Отвоёванная весна | страница 25
- В таких делах сердце не советчик, товарищ Павлюк, - сурово замечает Пашкович. - Этим Иванченковым надо заняться.
- Только не сейчас... Скажите, Павлюк, - вспоминаю я. - Нам Таня рассказывала, будто у вас жил какой-то друг вашего мужа.
- Как же, как же... Капитан артиллерист Илларион Антонович Гудзенко. Он был ранен в районе Буды, подлечился и пришел ко мне. Дней пять жил. Хотел было организовать здесь партизанский отряд, да каратели нагрянули, и он пока ушел в Хинельский лес, отсюда километров тридцать-сорок.
- Ну, а больше к вам никто не заходил? - спрашиваю я. - К примеру, такой же, как Гудзенко? Или вроде него? Скажем, подпольщик?
Ева вскидывает глаза. В них явное смущение. Она внимательно смотрит на меня, словно решает, смеет ли поведать нам то сокровенное, о чем никому не должна говорить. И, наконец, решается.
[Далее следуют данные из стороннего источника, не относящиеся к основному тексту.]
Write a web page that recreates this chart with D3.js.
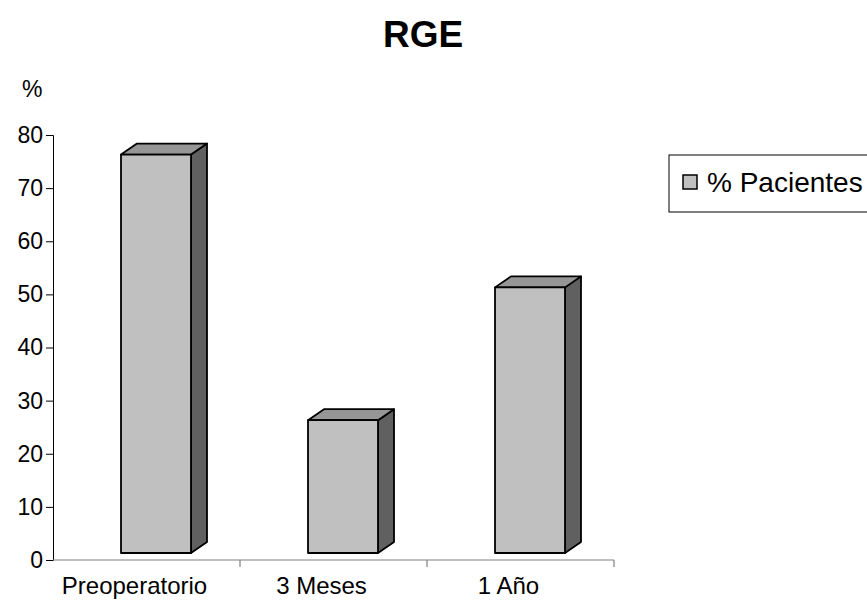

Ева рассказывает, что дня три назад приходил к ней какой-то человек, ночевал у нее, настойчиво расспрашивал о Гудзенко и ушел в Новгород-Северский. Сказал, будто работает там по важному заданию из Москвы. Обещал еще зайти и научил ее выкладывать особый знак - холст на дорожке: не хотел, чтобы его кто-нибудь видел у нее.
- Серьезный такой, обходительный, - замечает хозяйка. - Еще в гражданской войне участвовал. У него от тех времен метка осталась: осколок снаряда щеку повредил. До сих пор шрам виден...
- Вы осторожнее. Может, это враг.
- Не знаю. Ничего не знаю... Свои, чужие... Тяжело. Муж мой, Михаил, в первый же день войны в армию ушел. За месяц до прихода фашистов письма перестал слать... Все может быть... Решила занять место мужа. А что я умею? Вот и иду ощупью, как слепая. Бывало, лежишь ночью и ворочаешься до света с боку на бок. Страшно. Ой как страшно! А надо - сердце велит. Иначе, как людям в глаза взгляну, что Михаилу отвечу?..
- Тётя, картошка стынет, - приоткрыв дверь, напоминает Таня.
Входим через темный коридор во вторую комнату... Что это? В углу, на сене, лежат люди.
- Кто такие?
- Беженцы... Из Киева.
Люди на полу приподнимаются. Ближе всех к двери сидит старик - худой, давно не бритый, с ярким болезненным румянцем на щеках. Рядом с ним мужчина в сером ватнике. В углу мальчик лет семи. У него бледное, землистого цвета лицо. Из-под расстегнутого ворота рубашки резко выдаются тонкие ключицы. Рукой, такой худой, что она кажется неестественно тонкой и маленькой, он обнимает за шею молодую девушку. Мальчик пристально, не мигая, смотрит на мой автомат, и в его широко раскрытых глазах - нечеловеческий ужас.